In order to perform modifications to the microscope stand, it must first be disassembled. Although this is not a complex task, some components of the microscope must be taken apart very carefully to avoid damage. The following discussion reviews our experiences with disassembly of the QX3 microscope stand (Figure 1) and what we feel is the best approach to this project.

The only tools required to completely disassemble the microscope stand are a Phillips-head screwdriver and a small flat-blade screwdriver with a blade width approximately one-quarter inch and a blade thickness less than a millimeter. The following steps delineate the necessary steps to the stand disassembly. Refer to Figure 1 for an exploded view of the QX3 microscope stand during the disassembly procedure. For the purposes of this discussion, we will define the front of the microscope as the orientation where the stage and body are facing the observer. When the observer is facing the storage compartment door, he is viewing the rear of the microscope. The left-hand side of the microscope is the side containing the focus knob to the left when the observer is facing the front of the microscope. The right-hand side is opposite the left.

  • First remove the four Phillips-head screws located on the base plate that covers the bottom of the microscope stand.
  • Remove the base plate to expose the two remaining Phillips-head screws that secure the base assembly to the microscope stand. Note the two molded tabs at the rear of the base plate interior that hold the compartment door hinge pin in place.
  • Open the rear storage compartment door and tilt it down and away from the stand until it is free of the stand. The stainless steel hinge pin at the base of the compartment door is attached to the door with four molded and drilled plastic bearing tabs. The pin is wider than the door and fits into a pair of cradles in the base. When the door latch is opened, the entire compartment door assembly can be easily removed the microscope base. Set it aside until the microscope is reassembled.
  • Remove the screws holding the base to the stand and gently pull the base away from the stand.
  • Remove the right blue focus knob by first taking the thin flat-blade screw and gently prying off the knob trim cover. Be careful with this maneuver or you might damage the focus knob trim cover. The trim cover has a three-pronged attachment snap plate (Figure 2) that is fastened to the outer portion of the cover with three Phillips-head screws. The snap plate is more complex than necessary to hold the trim cover to the knob housing. It is also visible through the transparent focus knob outer housing and fits the overall design motif of the microscope, which centers around being able to view the complex array of internal components through a transparent plastic housing. Snap plates do not require removal from the outer trim cover.
  • Use a Phillips-head screwdriver to remove the screw that secures the focus knob to its shaft bearing. Grip the knob with one hand while removing this screw to keep the focus mechanism from turning. After the retaining screw has been removed, the knob is free and can then be gently pulled from the shaft bearing.

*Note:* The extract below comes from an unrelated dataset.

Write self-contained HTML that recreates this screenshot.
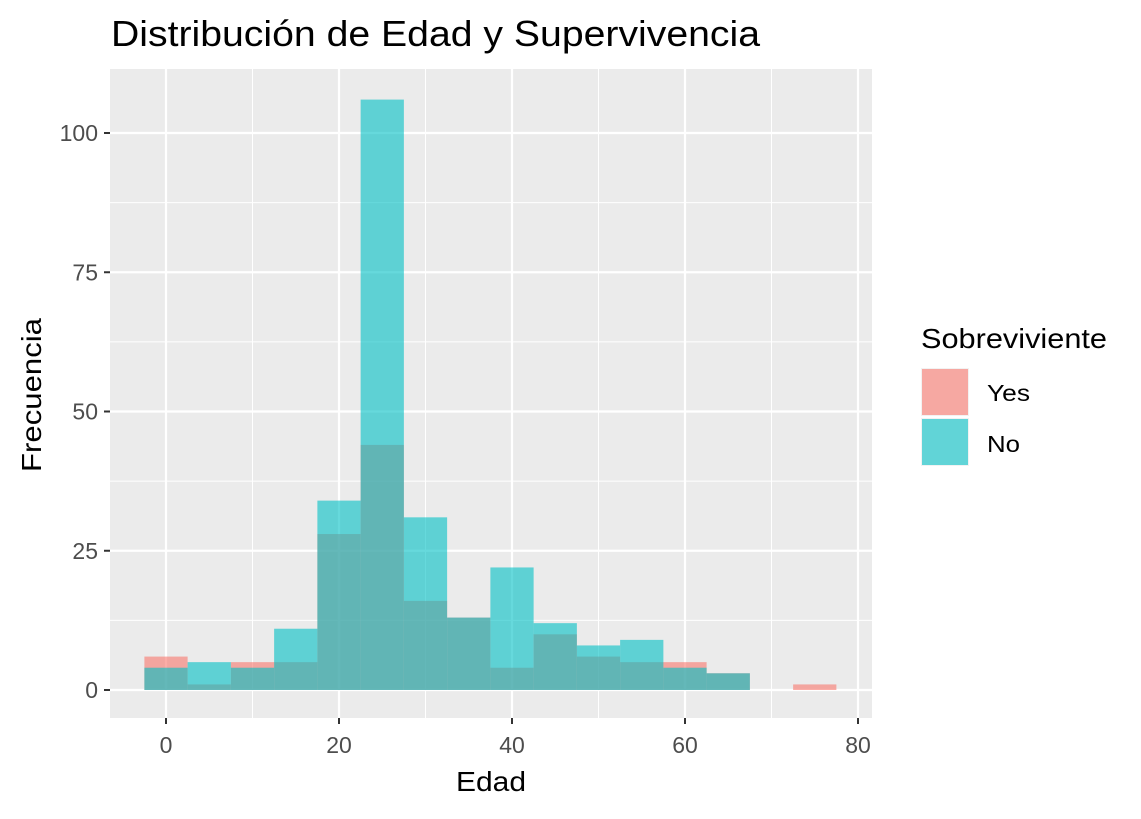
<!DOCTYPE html>
<html><head><meta charset="utf-8"><style>
body{margin:0;background:#fff;font-family:"Liberation Sans",Arial,sans-serif}
</style></head><body>
<svg width="1141" height="814" xmlns="http://www.w3.org/2000/svg" font-family="Liberation Sans, Arial, sans-serif">
<rect width="1141" height="814" fill="#fff"/>
<text x="111" y="46" font-size="36" textLength="649" lengthAdjust="spacingAndGlyphs" fill="#000">Distribución de Edad y Supervivencia</text>
<rect x="110" y="69" width="762" height="649" fill="#EBEBEB"/>
<g id="grid"></g>
<g id="bars"></g>
<g id="axes"></g>
<text x="491" y="791" font-size="28" textLength="70" lengthAdjust="spacingAndGlyphs" text-anchor="middle">Edad</text>
<text transform="translate(41,395) rotate(-90)" font-size="28" textLength="154" lengthAdjust="spacingAndGlyphs" text-anchor="middle">Frecuencia</text>
<g>
<text x="921" y="348" font-size="28" textLength="186" lengthAdjust="spacingAndGlyphs">Sobreviviente</text>
<rect x="921" y="368" width="48" height="48" fill="#F2F2F2"/>
<rect x="922" y="369" width="46" height="46" fill="#F8766D" fill-opacity="0.6"/>
<text x="987" y="401" font-size="23" textLength="43" lengthAdjust="spacingAndGlyphs">Yes</text>
<rect x="921" y="418" width="48" height="48" fill="#F2F2F2"/>
<rect x="922" y="419" width="46" height="46" fill="#00BFC4" fill-opacity="0.6"/>
<text x="987" y="452" font-size="23" textLength="33" lengthAdjust="spacingAndGlyphs">No</text>
</g>
</svg>
<script>
const binCenters=[0,5,10,15,20,25,30,35,40,45,50,55,60,65,70,75];
const yesCounts=[6,1,5,5,28,44,16,13,4,10,6,5,5,3,0,1];
const noCounts=[4,5,4,11,34,106,31,13,22,12,8,9,4,3,0,0];
const xTicks=[0,20,40,60,80];
const yTicks=[0,25,50,75,100];
const binWidth=5;
const NS="http://www.w3.org/2000/svg";
const sx=v=>166+v*8.65;
const sy=v=>690-v*5.57;
const P={l:110,r:872,t:69,b:718};
function mk(tag,attrs,parent){const e=document.createElementNS(NS,tag);for(const k in attrs)e.setAttribute(k,attrs[k]);parent.appendChild(e);return e;}
const grid=document.getElementById('grid');
xTicks.forEach((t,i)=>{
 if(i<xTicks.length-1){const m=(t+xTicks[i+1])/2;const l=mk('line',{x1:sx(m),x2:sx(m),y1:P.t,y2:P.b,stroke:'#fff','stroke-width':1},grid);
 
 }
 const g=mk('line',{x1:sx(t),x2:sx(t),y1:P.t,y2:P.b,stroke:'#fff','stroke-width':2.2},grid);
 
 
});
yTicks.forEach((t,i)=>{
 if(i<yTicks.length-1){const m=(t+yTicks[i+1])/2;const l=mk('line',{x1:P.l,x2:P.r,y1:sy(m),y2:sy(m),stroke:'#fff','stroke-width':1},grid);
 
 }
 const g=mk('line',{x1:P.l,x2:P.r,y1:sy(t),y2:sy(t),stroke:'#fff','stroke-width':2.2},grid);
 
 
});
const bars=document.getElementById('bars');
function drawSeries(vals,color,name){
 vals.forEach((v,i)=>{
  if(v<=0)return;
  const c=binCenters[i];
  const r=mk('rect',{x:sx(c-binWidth/2),y:sy(v),width:sx(c+binWidth/2)-sx(c-binWidth/2),height:sy(0)-sy(v),fill:color,'fill-opacity':0.6},bars);
  
  
 });
}
drawSeries(yesCounts,'#F8766D','yes');
drawSeries(noCounts,'#00BFC4','no');
const axes=document.getElementById('axes');
xTicks.forEach(t=>{
 mk('line',{x1:sx(t),x2:sx(t),y1:P.b,y2:P.b+6,stroke:'#333','stroke-width':2},axes);
 const tx=mk('text',{x:sx(t),y:P.b+35,'font-size':23,fill:'#4D4D4D','text-anchor':'middle'},axes);
 tx.textContent=t;
 
 
});
yTicks.forEach(t=>{
 mk('line',{x1:P.l-6,x2:P.l,y1:sy(t),y2:sy(t),stroke:'#333','stroke-width':2},axes);
 const tx=mk('text',{x:P.l-12,y:sy(t)+8,'font-size':23,fill:'#4D4D4D','text-anchor':'end'},axes);
 tx.textContent=t;
 
 
});
</script>
</body></html>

  • On the right-hand side of the microscope stand just above the focus knob that has been removed, are two holes containing Phillips-head screws that hold the two sides of the stand together. These screws are longer than the other screws removed to this point, so place them in a separate area or label them to remind yourself about their function, especially if you will not be reassembling the microscope soon.
  • At this point, the stage and rack gear assembly can be removed from the stand. Hold the two halves of the stand together and use the remaining focus knob to rack the stage to the bottom of the stage guide and then gently remove the stage and gear assembly from the guide and pull it away from the stand, being careful not to damage the wires connecting the stage lamp housing to the stand.

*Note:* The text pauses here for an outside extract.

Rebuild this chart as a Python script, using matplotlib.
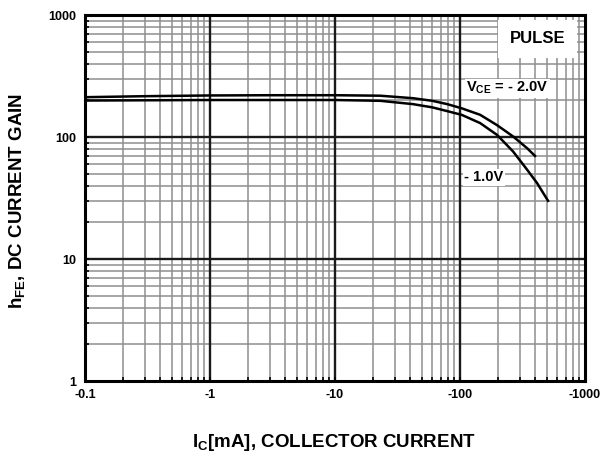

  • Hold the microscope stand on its side and gently pull the two halves apart to expose the interior of the stand. When the right half of the stand is removed, an insert containing electrical contacts to the microscope body will be free and likely fall out of its bracket in the stand. The insert has a six-inch long set of yellow and green wires attached to the contacts that run to the stage lamp housing (Figure 3). Set aside the stage, wires, and contact insert (they are all attached together) until the microscope stand is re-assembled.
  • Remove the trim cover from the left-hand focus knob with the thin flat-blade screwdriver. Next, grip the knob housing and unscrew the retaining Phillips-head screw to release the knob. Pull the knob from its shaft bearing and set it aside. Note that the knob bearings are coated with a thin layer of petroleum jelly for lubrication. This lubricant is also applied to the pinion-rack gear set at the factory during assembly of the microscope.
  • Using your index finger, compress the bearing brake shoe against its tension spring to remove the focus shaft and bearing (refer to Figure 4). The brake needs to only be moved a couple of millimeters in order to allow the bearing retaining collar to clear the shoe. After the focus shaft (containing the knob bearings and pinion gear) is removed, you can remove the Phillips-head screw that secures the brake shoe tension spring and remove this assembly.
  • If the spring has sufficient tension to press the brake shoe firmly against the focus shaft bearing, then it should not be stretched and the brake tension assembly should not be removed from the stand. However, if the tension spring feels soft, then use a pair of needle-nosed pliers to slightly stretch the spring.
  • After the microscope has been in use for an extended period of time, much of the petroleum jelly lubricant may be absent or contain a substantial amount dust, dirt, fibers, and hairs, which will impede the action of the focus mechanism. While the microscope stand is apart, it is a good idea to replace the lubricant on the focus shaft bearings and rack and pinion gear set. Carefully clean the bearings and gear set with a lint-free cloth or tissue and re-apply the lubricant. Remember to also clean the bearing housings that are molded into the right and left sides of the microscope stand.

At this point, the microscope stand is completely disassembled, with the exception of the stage. To re-assemble the stand, reverse the order of the procedures listed above. Always check the brake tension assembly and focus shaft bearings to ensure they are lubricated and have full motion throughout their range. As the parts are reinstalled, check them carefully to make certain they are assembled correctly. Remember to use the two longest screws to hold the microscope stand halves together. Remember that once you have completed the disassembly procedure, your microscope warranty will be invalidated.